Because I am a human and we live in a vain society, sometimes I’d wish I were one of the hot girls with a thigh gap and perky boobs that hot guys would want, but for the most part, being a fat girl with a pretty face and a good sense of humor was ok to get by. It was what I was used to.
It’s not to say I never had boyfriends or went on dates, but any girl (especially plus size girls) can attest to the few shitty types of guys that stereotyped a size 22 woman. Some expected me to lather my body up in Ben and Jerry’s (I would never waste a pint on that) while others didn’t want to introduce me to their friends because they wouldn’t get it. The stories are endless and some of them even pretty pathetic they thought they had a chance.
Eventually, after my first semester of college I was scared into losing weight for health reasons and decided the gastric sleeve would help put me on a path to healthy living, finally being society’s definition of beautiful and that if shed the weight, all the reasons I was depressed and anxious would also melt away.
So….here I am, 132lbs later and a size 10 and I’m not even sure who I am.
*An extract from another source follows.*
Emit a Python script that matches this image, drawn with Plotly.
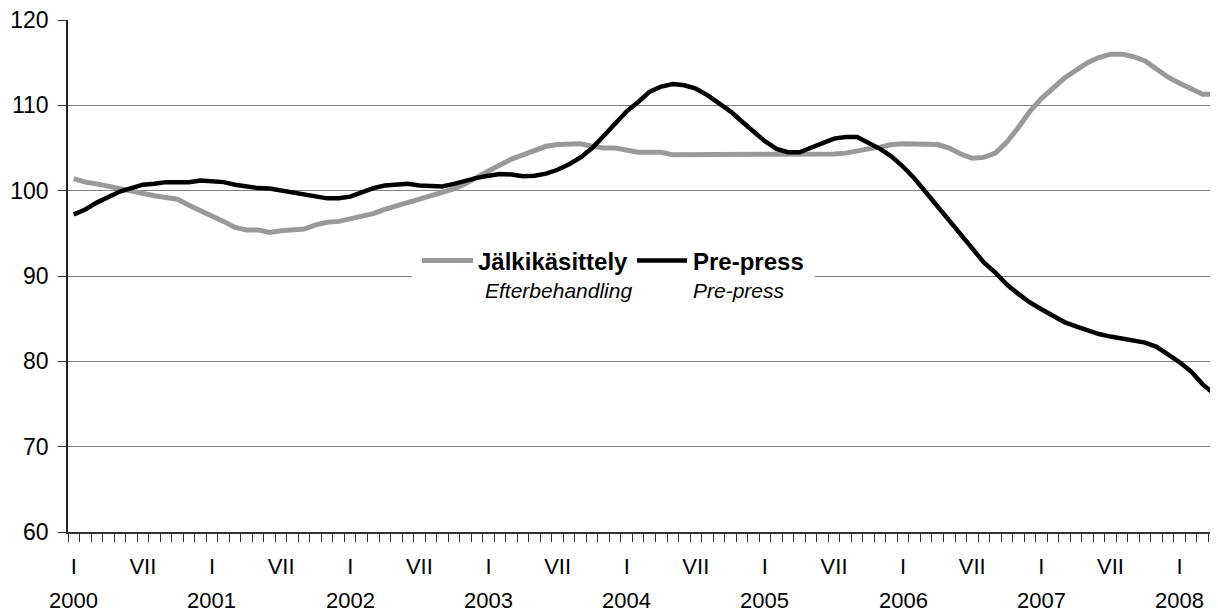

The first real time I felt different was somewhere after the first 80lbs, when a new friend had no idea I was ever heavy. My old identity was apparently somewhere else and I was now someone else. The people that did know me beforehand, were giving me compliments left and right. I was getting high off of the compliments, but I still felt a mourning for my old self.
I told myself if I just kept going and could get to my goal, I will finally see what they see. That didn’t happen. I still felt like an outsider to myself, I didn’t really know how to look in the mirror and feel joy or see beauty because I had no idea who I was looking at.
If someone asked me if I’d do it again, I’d say yes in a heartbeat. I love how easy it is to walk around all day, how I can sit on an airplane without fear, how the mall is no longer a place with nothing for me. Adapting to my new lifestyle has been a challenge but a challenge I accepted
It’s still a horrible thought to think because my pants were a size 22 society saw me as a nobody. It makes me sad because my insides will always have the same heart and sense of humor and personality. Without my 300 pound frame, I wouldn’t have the life I live today.
What it’s really like to lose a ton of weight is hard to explain all at once, it’s the most complex relationship I have with myself. On one hand, I’m not at peace with where I am, but I am a work in progress and on the other hand losing weight saved my life and is one of my greatest accomplishments.
Weight loss is a pretty damn big thing to go through. One minute you are who you’ve been your whole life and the next, you’re given a new shot and being told you can be better in every way. That’s what it’s really really like to lose 132 pounds.